The ‘Gateway’ joe pye weed is not really exerting a lot star power just yet either. That may change when it is in full bloom. I am wondering: could there be so many bold, dramatic plants at the same time that some of them are losing their impact? But then I conclude: Nah. I reject the concept of too much of a good thing.

Who are the blooming stars of your beds and borders right now?

39 Comments on “Blooming Stars of High Summer

  1. I’m enjoying Anise Hyssop this year, too. I never thought I could grow it because of the shade. But when one of the plant experts at the Arboretum mentioned it can grow in partial shade, I thought I’d try it. It’s doing well and is so lovely.
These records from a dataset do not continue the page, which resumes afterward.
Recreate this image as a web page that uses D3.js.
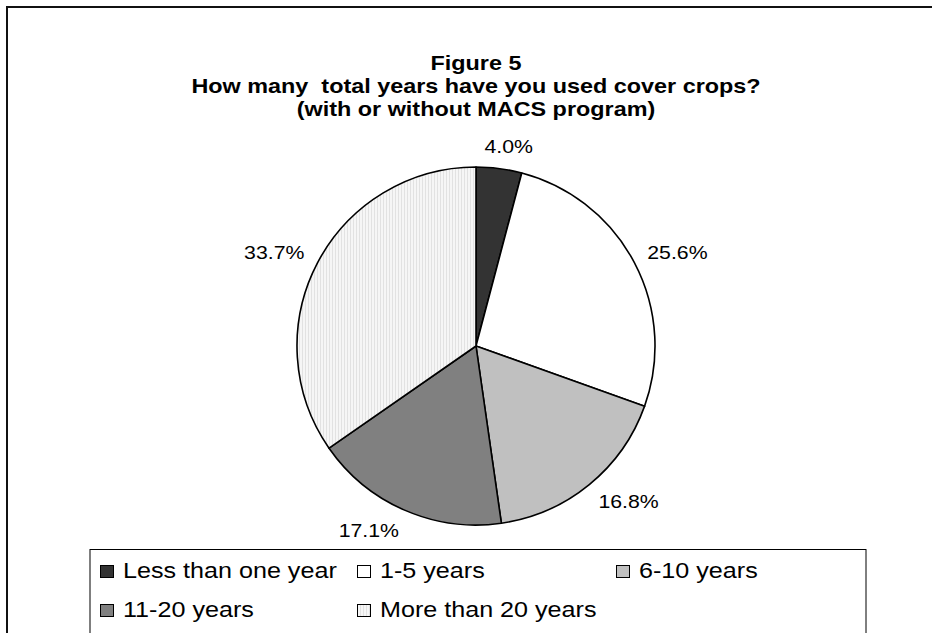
<!DOCTYPE html>
<html>
<head>
<meta charset="utf-8">
<script src="https://cdn.jsdelivr.net/npm/d3@7"></script>
<style>
  html, body { margin: 0; padding: 0; background: #fff; overflow: hidden; }
  svg { display: block; }
  text { font-family: "Liberation Sans", Arial, sans-serif; fill: #000; white-space: pre; }
</style>
</head>
<body>
<svg id="chart" width="932" height="633"></svg>
<script>
// Survey answers: share of respondents (percent) per category
const categories = ["Less than one year", "1-5 years", "6-10 years", "11-20 years", "More than 20 years"];
const values = [4.0, 25.6, 16.8, 17.1, 33.7];
const fills = ["#333333", "#ffffff", "#c0c0c0", "#808080", "url(#stripes)"];
const titleLines = ["Figure 5", "How many  total years have you used cover crops?", "(with or without MACS program)"];

const W = 932, H = 633;
const sx = 1.17;            // horizontal text stretch of the exported figure
const cx = 476, cy = 346, R = 179;

const svg = d3.select("#chart");

// light vertical-hatch fill for the last slice
const defs = svg.append("defs");
const pat = defs.append("pattern")
  .attr("id", "stripes").attr("patternUnits", "userSpaceOnUse")
  .attr("width", 3).attr("height", 3);
pat.append("rect").attr("width", 3).attr("height", 3).attr("fill", "#f6f6f6");
pat.append("rect").attr("width", 1).attr("height", 3).attr("fill", "#e2e2e2");

// outer chart frame: only its top and left edges fall on the page
svg.append("path")
  .attr("d", `M7,${H} V7 H${W}`)
  .attr("fill", "none").attr("stroke", "#111").attr("stroke-width", 2);

// helper: stretched text placed at (x, y)
function stretchedText(g, x, y, str, size, weight, anchor) {
  return g.append("text")
    .attr("transform", `translate(${x},${y}) scale(${sx},1)`)
    .attr("text-anchor", anchor || "middle")
    .style("font-size", size + "px")
    .style("font-weight", weight || "normal")
    .text(str);
}

// title
const titleG = svg.append("g");
const titleBase = [70, 93, 116];
titleLines.forEach((t, i) => stretchedText(titleG, cx, titleBase[i], t, 20, "bold"));

// pie
const pie = d3.pie().sort(null).value(d => d)(values);
const arc = d3.arc().innerRadius(0).outerRadius(R);

const pieG = svg.append("g").attr("transform", `translate(${cx},${cy})`);
pieG.selectAll("path.slice")
  .data(pie)
  .join("path")
  .attr("class", "slice")
  .attr("d", arc)
  .attr("fill", (d, i) => fills[i])
  .attr("stroke", "#000")
  .attr("stroke-width", 1.6)
  .attr("stroke-linejoin", "round");

// percentage labels just outside each slice
const labelSize = 18.2;
const fmt = d3.format(".1f");
pie.forEach((d, i) => {
  const a = (d.startAngle + d.endAngle) / 2;
  const s = Math.sin(a), c = -Math.cos(a);
  const str = fmt(values[i]) + "%";
  const halfW = str.length * labelSize * 0.28 * sx;
  const halfH = labelSize * 0.38;
  const dist = R + 15;
  const x = cx + dist * s + halfW * Math.sign(s) * Math.min(1, 2.5 * Math.abs(s));
  const y = cy + dist * c + halfH * c + labelSize * 0.36;
  stretchedText(svg, x, y, str, labelSize);
});

// legend box (bottom edge is below the page)
svg.append("rect")
  .attr("x", 90).attr("y", 549.5).attr("width", 776).attr("height", 120)
  .attr("fill", "#fff").attr("stroke", "#000").attr("stroke-width", 1);

const legendCols = [100, 357, 616];
const legendRows = [578, 617];
const legendG = svg.append("g");
categories.forEach((name, i) => {
  const col = i < 3 ? i : i - 3;
  const row = i < 3 ? 0 : 1;
  const x = legendCols[col], y = legendRows[row];
  legendG.append("rect")
    .attr("x", x + 0.5).attr("y", y - 12.5)
    .attr("width", 13).attr("height", 12)
    .attr("fill", fills[i]).attr("stroke", "#000").attr("stroke-width", 1);
  stretchedText(legendG, x + 23, y, name, 21.5, "normal", "start");
});
</script>
</body>
</html>
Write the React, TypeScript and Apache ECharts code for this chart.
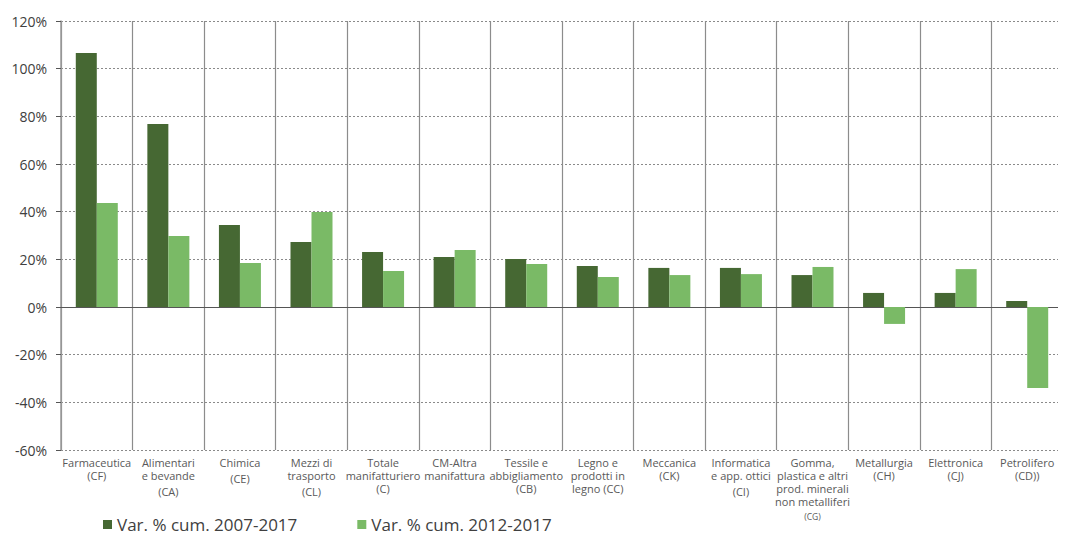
import React, { useEffect, useRef } from "react";
import * as echarts from "echarts";

const categories = [
  "Farmaceutica\n(CF)",
  "Alimentari\ne bevande\n{gap|}\n(CA)",
  "Chimica\n{gap|}\n(CE)",
  "Mezzi di\ntrasporto\n{gap|}\n(CL)",
  "Totale\nmanifatturiero\n(C)",
  "CM-Altra\nmanifattura",
  "Tessile e\nabbigliamento\n(CB)",
  "Legno e\nprodotti in\nlegno (CC)",
  "Meccanica\n(CK)",
  "Informatica\ne app. ottici\n{gap|}\n(CI)",
  "Gomma,\nplastica e altri\nprod. minerali\nnon metalliferi\n{small|(CG)}",
  "Metallurgia\n(CH)",
  "Elettronica\n(CJ)",
  "Petrolifero\n(CD))",
];

const series2007 = [106.6, 76.8, 34.4, 27.3, 23.1, 21.0, 20.1, 17.2, 16.4, 16.4, 13.4, 5.9, 5.9, 2.5];
const series2012 = [43.6, 29.8, 18.5, 39.9, 15.1, 23.9, 18.0, 12.6, 13.4, 13.8, 16.8, -7.1, 15.9, -34.0];

const seriesNames = ["Var. % cum. 2007-2017", "Var. % cum. 2012-2017"];
const yTicks = { min: -60, max: 120, interval: 20 };

const FONT = "'Open Sans', 'Noto Sans', sans-serif";

export default function App() {
  const ref = useRef<HTMLDivElement>(null);
  useEffect(() => {
    if (!ref.current) return;
    const chart = echarts.init(ref.current, null, { renderer: "svg" });
    chart.setOption({
      animation: false,
      textStyle: { fontFamily: FONT },
      grid: { left: 61, right: 3, top: 21, bottom: 90 },
      legend: {
        left: 98,
        bottom: 2,
        itemWidth: 9,
        itemHeight: 9,
        itemGap: 60,
        icon: "rect",
        textStyle: { fontSize: 17, color: "#404040", fontFamily: FONT },
        data: seriesNames,
      },
      xAxis: [
        {
          type: "category",
          data: categories,
          axisLine: { show: false, onZero: false },
          axisTick: { show: false },
          splitLine: { show: true, lineStyle: { color: "#8c8c8c", width: 1.2 } },
          axisLabel: {
            interval: 0,
            color: "#595959",
            fontSize: 11,
            lineHeight: 13,
            margin: 6,
            fontFamily: FONT,
            rich: {
              gap: { height: 3, lineHeight: 3, fontSize: 3 },
              small: { fontSize: 8.5, color: "#595959", lineHeight: 16 },
            },
          },
        },
        {
          type: "category",
          data: categories,
          position: "bottom",
          axisLine: { show: true, onZero: true, lineStyle: { color: "#555555", width: 1.2 } },
          axisTick: { show: false },
          axisLabel: { show: false },
          splitLine: { show: false },
        },
      ],
      yAxis: {
        type: "value",
        min: yTicks.min,
        max: yTicks.max,
        interval: yTicks.interval,
        axisLine: { show: true, lineStyle: { color: "#9a9a9a", width: 1.5 } },
        axisTick: { show: true, length: 5, lineStyle: { color: "#555" } },
        splitLine: { show: true, lineStyle: { color: "#8a8a8a", type: [2, 2], width: 1 } },
        axisLabel: {
          formatter: "{value}%",
          color: "#404040",
          fontSize: 14,
          margin: 14,
          fontFamily: FONT,
        },
      },
      series: [
        {
          name: seriesNames[0],
          type: "bar",
          data: series2007,
          barWidth: 21,
          barGap: "0%",
          itemStyle: { color: "#466833" },
        },
        {
          name: seriesNames[1],
          type: "bar",
          data: series2012,
          barWidth: 21,
          barGap: "0%",
          itemStyle: { color: "#7aba66" },
        },
      ],
    });
    return () => chart.dispose();
  }, []);
  return <div ref={ref} style={{ width: 1066, height: 540, margin: -8 }} />;
}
It’s also growing incredibly well in two sunny pollinator gardens I helped establish for a food pantry garden. Beautiful plant. Your garden looks great, Jason!
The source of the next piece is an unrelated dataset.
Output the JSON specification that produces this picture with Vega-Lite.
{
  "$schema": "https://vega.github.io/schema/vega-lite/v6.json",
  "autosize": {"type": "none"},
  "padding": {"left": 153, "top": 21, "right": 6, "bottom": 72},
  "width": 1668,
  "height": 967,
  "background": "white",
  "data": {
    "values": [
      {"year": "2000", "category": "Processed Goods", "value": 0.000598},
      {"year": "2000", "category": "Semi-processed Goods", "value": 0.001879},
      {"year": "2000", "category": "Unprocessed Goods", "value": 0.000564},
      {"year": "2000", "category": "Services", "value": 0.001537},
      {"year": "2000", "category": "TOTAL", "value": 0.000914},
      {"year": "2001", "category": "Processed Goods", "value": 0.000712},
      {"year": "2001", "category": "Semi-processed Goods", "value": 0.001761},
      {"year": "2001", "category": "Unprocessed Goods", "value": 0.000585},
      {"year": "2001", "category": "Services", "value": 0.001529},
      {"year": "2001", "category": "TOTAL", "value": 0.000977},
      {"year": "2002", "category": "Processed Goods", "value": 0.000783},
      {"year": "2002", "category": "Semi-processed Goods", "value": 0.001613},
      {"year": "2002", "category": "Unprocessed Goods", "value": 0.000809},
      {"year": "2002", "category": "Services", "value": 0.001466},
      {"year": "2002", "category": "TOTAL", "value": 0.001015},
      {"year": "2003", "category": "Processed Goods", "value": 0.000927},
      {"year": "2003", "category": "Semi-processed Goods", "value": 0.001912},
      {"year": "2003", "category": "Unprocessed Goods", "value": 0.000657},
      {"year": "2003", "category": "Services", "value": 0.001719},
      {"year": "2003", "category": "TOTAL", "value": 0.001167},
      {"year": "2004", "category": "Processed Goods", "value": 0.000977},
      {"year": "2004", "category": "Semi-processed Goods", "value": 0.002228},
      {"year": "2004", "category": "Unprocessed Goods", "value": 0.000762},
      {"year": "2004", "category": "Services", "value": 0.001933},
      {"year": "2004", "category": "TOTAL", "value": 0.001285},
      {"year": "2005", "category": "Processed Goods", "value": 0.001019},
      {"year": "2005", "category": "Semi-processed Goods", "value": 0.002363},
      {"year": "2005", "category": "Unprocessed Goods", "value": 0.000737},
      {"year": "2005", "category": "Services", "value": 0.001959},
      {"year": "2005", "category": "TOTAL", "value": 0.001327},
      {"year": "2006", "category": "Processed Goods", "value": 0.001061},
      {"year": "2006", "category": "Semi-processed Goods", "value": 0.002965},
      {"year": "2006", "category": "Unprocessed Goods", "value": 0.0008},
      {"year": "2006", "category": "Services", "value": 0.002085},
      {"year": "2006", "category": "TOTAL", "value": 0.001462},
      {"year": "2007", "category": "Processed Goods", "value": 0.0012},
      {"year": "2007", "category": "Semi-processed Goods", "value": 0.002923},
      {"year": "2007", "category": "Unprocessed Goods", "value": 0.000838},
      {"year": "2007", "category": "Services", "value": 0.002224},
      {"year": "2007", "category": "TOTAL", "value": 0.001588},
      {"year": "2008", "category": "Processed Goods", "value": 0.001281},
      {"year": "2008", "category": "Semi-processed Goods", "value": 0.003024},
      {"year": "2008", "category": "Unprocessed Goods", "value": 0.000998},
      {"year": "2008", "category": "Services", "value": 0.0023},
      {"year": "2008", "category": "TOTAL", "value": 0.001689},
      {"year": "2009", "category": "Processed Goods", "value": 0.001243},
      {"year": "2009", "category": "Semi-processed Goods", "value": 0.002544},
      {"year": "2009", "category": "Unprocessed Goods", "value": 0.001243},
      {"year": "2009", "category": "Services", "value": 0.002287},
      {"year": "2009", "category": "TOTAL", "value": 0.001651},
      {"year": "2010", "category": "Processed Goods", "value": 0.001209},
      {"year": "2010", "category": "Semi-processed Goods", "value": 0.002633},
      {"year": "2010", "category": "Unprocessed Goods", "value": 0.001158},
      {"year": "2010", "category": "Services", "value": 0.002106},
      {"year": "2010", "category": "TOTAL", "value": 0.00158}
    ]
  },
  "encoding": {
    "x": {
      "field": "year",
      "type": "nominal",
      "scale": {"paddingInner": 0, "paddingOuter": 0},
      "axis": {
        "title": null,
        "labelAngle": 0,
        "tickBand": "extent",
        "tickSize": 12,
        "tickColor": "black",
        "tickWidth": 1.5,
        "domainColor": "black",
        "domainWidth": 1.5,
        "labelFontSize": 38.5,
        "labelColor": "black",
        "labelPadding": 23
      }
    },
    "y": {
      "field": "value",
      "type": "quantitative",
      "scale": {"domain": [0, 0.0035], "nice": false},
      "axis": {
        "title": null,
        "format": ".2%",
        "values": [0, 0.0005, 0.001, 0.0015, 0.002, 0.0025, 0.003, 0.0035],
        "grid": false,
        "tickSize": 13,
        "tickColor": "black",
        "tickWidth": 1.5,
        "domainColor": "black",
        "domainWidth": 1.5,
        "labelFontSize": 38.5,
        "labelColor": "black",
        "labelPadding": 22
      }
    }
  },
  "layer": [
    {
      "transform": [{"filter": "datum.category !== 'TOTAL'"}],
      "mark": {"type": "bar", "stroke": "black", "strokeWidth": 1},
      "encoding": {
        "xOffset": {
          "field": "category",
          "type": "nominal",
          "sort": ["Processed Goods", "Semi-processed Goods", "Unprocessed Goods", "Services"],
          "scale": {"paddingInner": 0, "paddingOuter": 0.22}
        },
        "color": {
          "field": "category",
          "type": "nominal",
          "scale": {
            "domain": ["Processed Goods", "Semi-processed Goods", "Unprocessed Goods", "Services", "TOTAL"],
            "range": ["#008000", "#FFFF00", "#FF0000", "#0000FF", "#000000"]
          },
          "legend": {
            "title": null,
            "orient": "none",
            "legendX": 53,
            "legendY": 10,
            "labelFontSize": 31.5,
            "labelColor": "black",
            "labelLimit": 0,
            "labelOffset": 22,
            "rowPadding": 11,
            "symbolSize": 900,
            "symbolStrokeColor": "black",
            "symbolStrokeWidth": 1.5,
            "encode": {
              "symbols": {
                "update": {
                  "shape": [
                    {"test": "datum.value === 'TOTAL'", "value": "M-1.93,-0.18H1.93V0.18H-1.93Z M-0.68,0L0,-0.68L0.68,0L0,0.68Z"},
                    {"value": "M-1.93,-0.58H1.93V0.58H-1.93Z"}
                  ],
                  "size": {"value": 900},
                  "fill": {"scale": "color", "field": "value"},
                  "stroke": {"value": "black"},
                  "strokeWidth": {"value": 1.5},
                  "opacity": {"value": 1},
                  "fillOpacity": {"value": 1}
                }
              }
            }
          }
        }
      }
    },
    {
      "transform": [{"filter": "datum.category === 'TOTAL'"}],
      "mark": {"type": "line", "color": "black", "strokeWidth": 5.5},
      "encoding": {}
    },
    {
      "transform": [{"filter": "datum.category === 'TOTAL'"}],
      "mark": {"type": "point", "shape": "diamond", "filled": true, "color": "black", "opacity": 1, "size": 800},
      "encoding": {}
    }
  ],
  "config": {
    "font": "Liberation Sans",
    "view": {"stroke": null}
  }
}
  2. Your front garden is looking great Jason, I like the Mexican sunflower and think I should try it here, you’ve spoken about it being in flower for a while, how long is the flowering season?

  3. Your front beds are so lovely – what a great pleasure your garden must give you! I have just had a look for Mexican Sunflower seeds. Did you grow them from seed yourself or buy small plants? I’ve never seen plants here, but must ask at my nearest nursery.
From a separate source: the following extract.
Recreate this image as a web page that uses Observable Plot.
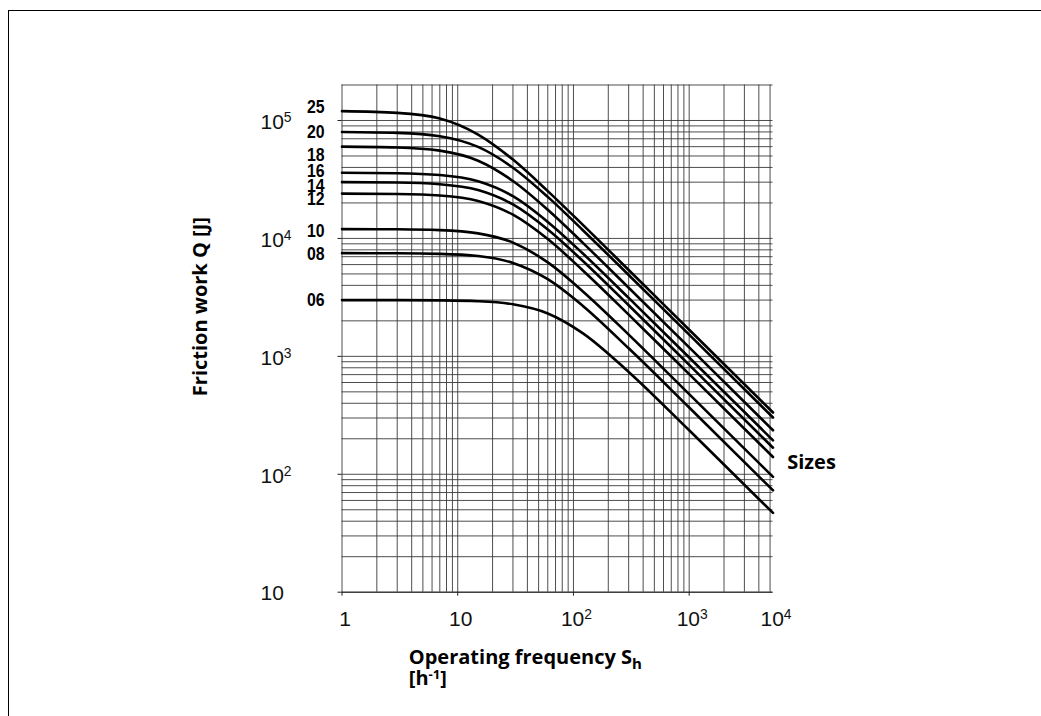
<!DOCTYPE html>
<html>
<head>
<meta charset="utf-8">
<script src="https://cdn.jsdelivr.net/npm/d3@7"></script>
<script src="https://cdn.jsdelivr.net/npm/@observablehq/plot@0.6"></script>
<style>
  html, body { margin: 0; padding: 0; overflow: hidden; background: #fff; width: 1041px; height: 716px; }
  #frame { position: absolute; left: 8px; top: 10px; width: 2000px; height: 2000px;
           border-left: 1.6px solid #000; border-top: 1.6px solid #000; }
  #chart { position: absolute; left: 0; top: 0; }
</style>
</head>
<body>
<div id="frame"></div>
<div id="chart"></div>
<script>
// ---------- data ----------
const sizes = ["25", "20", "18", "16", "14", "12", "10", "08", "06"];
const frequency = [1, 3, 7, 15, 30, 60, 120, 300, 1000, 5300]; // S_h [1/h]
const q25 = [120000, 116000, 104000, 76000, 46600, 25200, 13100, 5400, 1680, 334];
const q20 = [80000, 78600, 73600, 59700, 39800, 22500, 11800, 4900, 1530, 303];
const q18 = [60000, 59100, 55500, 45600, 30700, 17500, 9210, 3820, 1190, 236];
const q16 = [36000, 35700, 34500, 30500, 22800, 13800, 7480, 3130, 977, 194];
const q14 = [30000, 29800, 28800, 25700, 19400, 11900, 6470, 2710, 847, 168];
const q12 = [24000, 23800, 23100, 20800, 15900, 9870, 5380, 2260, 706, 140];
const q10 = [12000, 11950, 11760, 11040, 9210, 6260, 3570, 1530, 478, 95];
const q08 = [7500, 7480, 7400, 7090, 6200, 4510, 2690, 1170, 368, 73];
const q06 = [3000, 3000, 2984, 2933, 2764, 2312, 1576, 738, 236, 47];
const seriesBySize = [q25, q20, q18, q16, q14, q12, q10, q08, q06];

const xTickValues = [1, 10, 100, 1000, 5300];
const xTickLabels = ["1", "10", "10^2", "10^3", "10^4"];
const yTickValues = [10, 100, 1000, 10000, 100000];
const yTickLabels = ["10", "10^2", "10^3", "10^4", "10^5"];

const yTitle = "Friction work Q [J]";
const xTitle1 = "Operating frequency S_h";
const xTitle2 = "[h^-1]";
const seriesTitle = "Sizes";

// ---------- layout helpers (not data) ----------
const labelNudge = {"25": -4, "20": 0, "18": 9, "16": -2, "14": 4, "12": 6, "10": 2, "08": 1, "06": 0};
const gridX = [];
for (const d of [1, 10, 100, 1000]) for (let k = 1; k <= 9; k++) if (k * d <= 5000) gridX.push(k * d);
const gridY = [];
for (const d of [10, 100, 1000, 10000, 100000]) for (let k = 1; k <= 9; k++) if (k * d <= 200000) gridY.push(k * d);

const rows = sizes.flatMap((s, i) => frequency.map((f, j) => ({size: s, S: f, Q: seriesBySize[i][j]})));

const tickFont = "'Liberation Sans', Arial, Helvetica, sans-serif";
const titleFont = "'Open Sans', 'Noto Sans', sans-serif";
const gridColor = "#3a3a3a";

const plot = Plot.plot({
  width: 1041,
  height: 716,
  marginLeft: 341.5,
  marginRight: 268.5,
  marginTop: 84.5,
  marginBottom: 124.3,
  style: {background: "transparent", overflow: "visible"},
  x: {type: "log", domain: [1, 5300], label: null, axis: null},
  y: {type: "log", domain: [10, 200000], label: null, axis: null},
  marks: [
    Plot.ruleY(gridY, {stroke: gridColor, strokeWidth: 0.9}),
    Plot.ruleX(gridX, {stroke: gridColor, strokeWidth: 0.9}),
    Plot.ruleY([10], {stroke: "#222", strokeWidth: 1}),
    Plot.axisX(xTickValues.slice(0, 4), {tickSize: 4, tickFormat: () => "", label: null, stroke: "#222"}),
    Plot.axisY(yTickValues, {tickSize: 4, tickFormat: () => "", label: null, stroke: "#222"}),
    Plot.text(yTickValues, {
      y: d => d, frameAnchor: "left", text: (d, i) => yTickLabels[i],
      textAnchor: "start", dx: -81.5, dy: 1.5, fontSize: 21, fontFamily: tickFont, fill: "#111"
    }),
    Plot.text(xTickValues, {
      x: d => d, frameAnchor: "bottom", text: (d, i) => xTickLabels[i],
      lineAnchor: "top", dy: 18.5, dx: 3, fontSize: 21, fontFamily: tickFont, fill: "#111"
    }),
    Plot.line(rows, {x: "S", y: "Q", z: "size", stroke: "#000", strokeWidth: 2.6, curve: "monotone-x"}),
    ...sizes.map((s, i) => Plot.text([s], {
      x: () => frequency[0], y: () => seriesBySize[i][0], text: d => d,
      textAnchor: "end", dx: -17.5, dy: labelNudge[s], fontSize: 18, fontWeight: "bold",
      fontFamily: tickFont, fill: "#000"
    })),
    Plot.text([yTitle], {
      frameAnchor: "left", rotate: -90, dx: -135.5, dy: -32, textAnchor: "middle", lineAnchor: "bottom",
      fontSize: 20, fontWeight: "bold", fontFamily: titleFont, fill: "#000"
    }),
    Plot.text([xTitle1], {
      frameAnchor: "bottom-left", dx: 66.8, dy: 71.6, textAnchor: "start", lineAnchor: "bottom",
      fontSize: 20, fontWeight: "bold", fontFamily: titleFont, fill: "#000"
    }),
    Plot.text([xTitle2], {
      frameAnchor: "bottom-left", dx: 66.8, dy: 93.2, textAnchor: "start", lineAnchor: "bottom",
      fontSize: 20, fontWeight: "bold", fontFamily: titleFont, fill: "#000"
    }),
    Plot.text([seriesTitle], {
      frameAnchor: "right", dx: 14.2, dy: 130.2, textAnchor: "start", lineAnchor: "bottom",
      fontSize: 20, fontWeight: "bold", fontFamily: titleFont, fill: "#000"
    })
  ]
});

document.getElementById("chart").append(plot);

// Condense the bold size labels (narrow bold look of the original).
d3.select(plot).selectAll("g[font-weight=bold] text").each(function() {
  if (/^\d\d$/.test(this.textContent)) {
    const t = this.getAttribute("transform") || "";
    this.setAttribute("transform", t + " scale(0.88,1)");
  }
});

// Turn "^x" into superscripts and "_x" into subscripts, as real SVG text.
const SVGNS = "http://www.w3.org/2000/svg";
d3.select(plot).selectAll("text").each(function() {
  const s = this.textContent;
  if (!/[\^_]/.test(s)) return;
  const fs = parseFloat(getComputedStyle(this).fontSize) || 16;
  const re = /([\^_])(-?\w+)/g;
  const parts = [];
  let last = 0, m;
  while ((m = re.exec(s))) {
    if (m.index > last) parts.push({t: "n", s: s.slice(last, m.index)});
    parts.push({t: m[1], s: m[2]});
    last = m.index + m[0].length;
  }
  if (last < s.length) parts.push({t: "n", s: s.slice(last)});
  while (this.firstChild) this.removeChild(this.firstChild);
  let shift = 0;
  for (const p of parts) {
    const ts = document.createElementNS(SVGNS, "tspan");
    ts.textContent = p.s;
    let target = 0, size = null;
    if (p.t === "^") { target = -0.3 * fs; size = 0.66 * fs; }
    else if (p.t === "_") { target = 0.25 * fs; size = 0.75 * fs; }
    const dy = target - shift;
    if (dy !== 0) ts.setAttribute("dy", dy.toFixed(2));
    if (size) ts.setAttribute("font-size", size.toFixed(2));
    shift = target;
    this.appendChild(ts);
  }
});
</script>
</body>
</html>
  4. Last year when I saw your front driveway I thought it looked a little ordinary (sorry )..but this year I have had a big change of heart…I absolutely love the planting, the colourway and the total exuberance of it all …you have given me serious food for thought about my hot/dryish area…..and Tithonia is right up there at the top of the list… Thanks. 🙂

  5. Your front garden is looking amazing at a time when many gardens are looking tired. I love all the exuberance and colour.

  6. You’re right to reject the “too much of a good thing” concept, that’s not something to even consider in “high summer”.
    I like that term. People here have been moaning about how quickly summer will end and I’m starting to fall into their faulty reasoning. Thanks for reminding me summer is still in full force 🙂
    Where did you get the tithonia seed? I always seem stuck finding the more dwarf variety.

  7. I agree with Frank. I too love the late summer season. Many plants that take a summer snooze wake up at put on a show, like the sage of spring, to join those colorful coneflowers.

  8. Stunning borders and that sunflower is absolutely sweet! Sanguisorba, lavender, sedum and roses are flowering nicely now.

  9. Lovely — Right now I have rosinweed, wild bergamot and northern sea oats in one of my backyard mini prairies – i love the yellow and soft purple colors and textures. Ironweed will be blooming soon in the same spot and elsewhere, where cup plant has reached to the sky and yielded lots of yellow blooms.

    Although black-eyed Susan is common and easy to plant, I still love when it fills my yard for at least a month with blooms here and there in big and small patches. I’m thinking of trying hyssop next year.

    • I also like black-eyed susan and use it in several spots, including the parkway. I recommend the anise hyssop – you’ll love it!

  10. Your front garden is stunning, I love the plants and it’s great to have something that flowers for a long time.xxx

  11. Lots of lovely late summer colour – it looks fantastic! I love that subtle sunflower ‘Italian White’ so much nicer than the usual acid yellow !

  12. You have quite a few stellar standouts. My helianthus are not quite blooming yet. And ni Ironweed so we shall see. I am smitten with my hardy hibiscus right now.

  13. Beautiful flowers. Love your Gateway Joe Pye Weed. My one Sweet (?) Joe-Pye in the front is doing well and the bees love it but it’s not as pretty. The Mexican sunflower is exceptional.

  14. Your Agastache is quite nice. I used to have it and should look for it again. Native plants tend to do better. I grow Agastache rupestris which is not as spectacular as foeniculum. It has a marvellous fragrance though.

  15. I love tithonia! I just don’t have room anymore in my yard for something that gets that big. Also, I don’t know if it helps, but the Adonis Blue is a European butterfly species, so that may be a better association.

    • I’m sure some of my neighbors think that I don’t have room for a number of plants that I grow. Good to know that Adonis Blue is actually G rated.

  16. Your views are all truly fantastic. Very healthy, strong plantings. I’ve been a lazy gardener this year, but do hope to add anise hyssop one of these days. Yours looks great.

  17. Your garden is just stunning! I had no idea tithonia was so tall! I don’t think I room for it. I like plants with sassy names. It beats all the names that sound like they cater to a deranged 5 year old like my Pink a Boo deutzia. Seriously? Who came up with a name that stupid? Sheesh!

    • Weren’t you the one who told me about a Hydrangea called ‘Pinky Winky’? Anyway yes, the Tithonia is growing really tall. I think the tallest one is reacting to being placed on the east side of some very tall plants. I won’t do that next year.